Data entries
::::::

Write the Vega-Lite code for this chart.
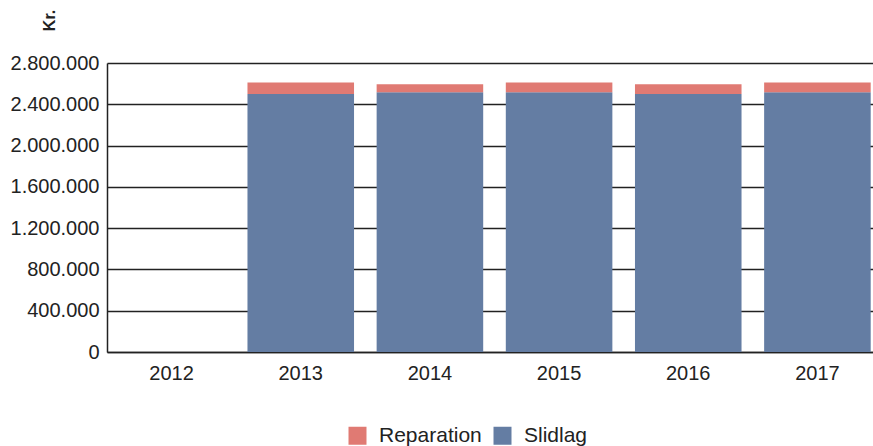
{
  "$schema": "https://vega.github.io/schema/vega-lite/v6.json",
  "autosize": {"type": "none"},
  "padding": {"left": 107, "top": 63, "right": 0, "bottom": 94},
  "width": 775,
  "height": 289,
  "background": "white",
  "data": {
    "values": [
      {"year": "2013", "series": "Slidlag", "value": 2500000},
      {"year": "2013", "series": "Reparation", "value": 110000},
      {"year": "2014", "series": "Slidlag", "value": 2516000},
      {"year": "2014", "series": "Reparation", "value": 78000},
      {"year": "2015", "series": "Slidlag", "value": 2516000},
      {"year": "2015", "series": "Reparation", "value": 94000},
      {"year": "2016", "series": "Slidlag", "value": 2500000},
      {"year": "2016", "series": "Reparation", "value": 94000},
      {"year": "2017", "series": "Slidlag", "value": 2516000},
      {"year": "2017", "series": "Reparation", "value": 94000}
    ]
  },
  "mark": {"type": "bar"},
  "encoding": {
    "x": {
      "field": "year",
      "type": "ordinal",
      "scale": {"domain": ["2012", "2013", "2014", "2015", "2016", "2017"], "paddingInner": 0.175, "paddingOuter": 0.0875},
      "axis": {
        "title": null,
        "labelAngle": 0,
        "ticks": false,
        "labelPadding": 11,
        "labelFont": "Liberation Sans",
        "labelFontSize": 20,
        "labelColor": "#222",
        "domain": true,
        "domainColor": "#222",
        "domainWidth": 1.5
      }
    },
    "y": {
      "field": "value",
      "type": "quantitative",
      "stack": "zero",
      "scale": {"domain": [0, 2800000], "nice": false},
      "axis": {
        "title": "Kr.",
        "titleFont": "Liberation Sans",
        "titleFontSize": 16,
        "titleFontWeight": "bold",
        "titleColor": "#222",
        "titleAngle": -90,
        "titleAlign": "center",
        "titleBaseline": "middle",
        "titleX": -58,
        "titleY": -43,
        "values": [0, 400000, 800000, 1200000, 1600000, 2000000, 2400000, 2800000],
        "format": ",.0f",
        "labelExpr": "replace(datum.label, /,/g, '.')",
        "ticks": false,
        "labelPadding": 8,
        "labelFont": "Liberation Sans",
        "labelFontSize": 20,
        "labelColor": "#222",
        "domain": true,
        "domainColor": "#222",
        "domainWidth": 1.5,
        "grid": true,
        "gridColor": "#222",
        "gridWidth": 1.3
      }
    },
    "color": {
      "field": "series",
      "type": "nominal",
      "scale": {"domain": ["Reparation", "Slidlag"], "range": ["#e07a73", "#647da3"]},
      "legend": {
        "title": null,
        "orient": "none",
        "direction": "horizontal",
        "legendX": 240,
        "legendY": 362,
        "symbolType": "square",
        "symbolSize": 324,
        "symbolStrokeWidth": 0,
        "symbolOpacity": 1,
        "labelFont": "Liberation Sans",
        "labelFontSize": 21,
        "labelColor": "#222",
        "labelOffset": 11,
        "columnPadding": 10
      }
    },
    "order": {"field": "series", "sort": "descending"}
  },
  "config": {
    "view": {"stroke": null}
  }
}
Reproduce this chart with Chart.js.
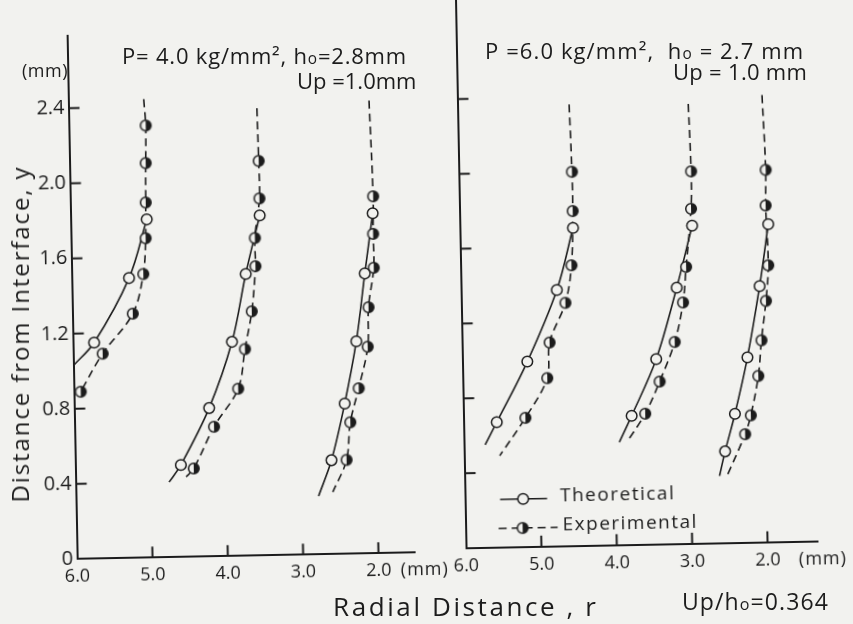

::::::

> [OBJECTIVE]: Print out every entry above without changing a word, and leave out the pictures.

> [RESULT FOR THIS EXERCISE]:
Write the Vega-Lite code for this chart.
{
  "$schema": "https://vega.github.io/schema/vega-lite/v6.json",
  "autosize": {"type": "none"},
  "padding": {"left": 107, "top": 63, "right": 0, "bottom": 94},
  "width": 775,
  "height": 289,
  "background": "white",
  "data": {
    "values": [
      {"year": "2013", "series": "Slidlag", "value": 2500000},
      {"year": "2013", "series": "Reparation", "value": 110000},
      {"year": "2014", "series": "Slidlag", "value": 2516000},
      {"year": "2014", "series": "Reparation", "value": 78000},
      {"year": "2015", "series": "Slidlag", "value": 2516000},
      {"year": "2015", "series": "Reparation", "value": 94000},
      {"year": "2016", "series": "Slidlag", "value": 2500000},
      {"year": "2016", "series": "Reparation", "value": 94000},
      {"year": "2017", "series": "Slidlag", "value": 2516000},
      {"year": "2017", "series": "Reparation", "value": 94000}
    ]
  },
  "mark": {"type": "bar"},
  "encoding": {
    "x": {
      "field": "year",
      "type": "ordinal",
      "scale": {"domain": ["2012", "2013", "2014", "2015", "2016", "2017"], "paddingInner": 0.175, "paddingOuter": 0.0875},
      "axis": {
        "title": null,
        "labelAngle": 0,
        "ticks": false,
        "labelPadding": 11,
        "labelFont": "Liberation Sans",
        "labelFontSize": 20,
        "labelColor": "#222",
        "domain": true,
        "domainColor": "#222",
        "domainWidth": 1.5
      }
    },
    "y": {
      "field": "value",
      "type": "quantitative",
      "stack": "zero",
      "scale": {"domain": [0, 2800000], "nice": false},
      "axis": {
        "title": "Kr.",
        "titleFont": "Liberation Sans",
        "titleFontSize": 16,
        "titleFontWeight": "bold",
        "titleColor": "#222",
        "titleAngle": -90,
        "titleAlign": "center",
        "titleBaseline": "middle",
        "titleX": -58,
        "titleY": -43,
        "values": [0, 400000, 800000, 1200000, 1600000, 2000000, 2400000, 2800000],
        "format": ",.0f",
        "labelExpr": "replace(datum.label, /,/g, '.')",
        "ticks": false,
        "labelPadding": 8,
        "labelFont": "Liberation Sans",
        "labelFontSize": 20,
        "labelColor": "#222",
        "domain": true,
        "domainColor": "#222",
        "domainWidth": 1.5,
        "grid": true,
        "gridColor": "#222",
        "gridWidth": 1.3
      }
    },
    "color": {
      "field": "series",
      "type": "nominal",
      "scale": {"domain": ["Reparation", "Slidlag"], "range": ["#e07a73", "#647da3"]},
      "legend": {
        "title": null,
        "orient": "none",
        "direction": "horizontal",
        "legendX": 240,
        "legendY": 362,
        "symbolType": "square",
        "symbolSize": 324,
        "symbolStrokeWidth": 0,
        "symbolOpacity": 1,
        "labelFont": "Liberation Sans",
        "labelFontSize": 21,
        "labelColor": "#222",
        "labelOffset": 11,
        "columnPadding": 10
      }
    },
    "order": {"field": "series", "sort": "descending"}
  },
  "config": {
    "view": {"stroke": null}
  }
}
Reproduce this chart with Chart.js.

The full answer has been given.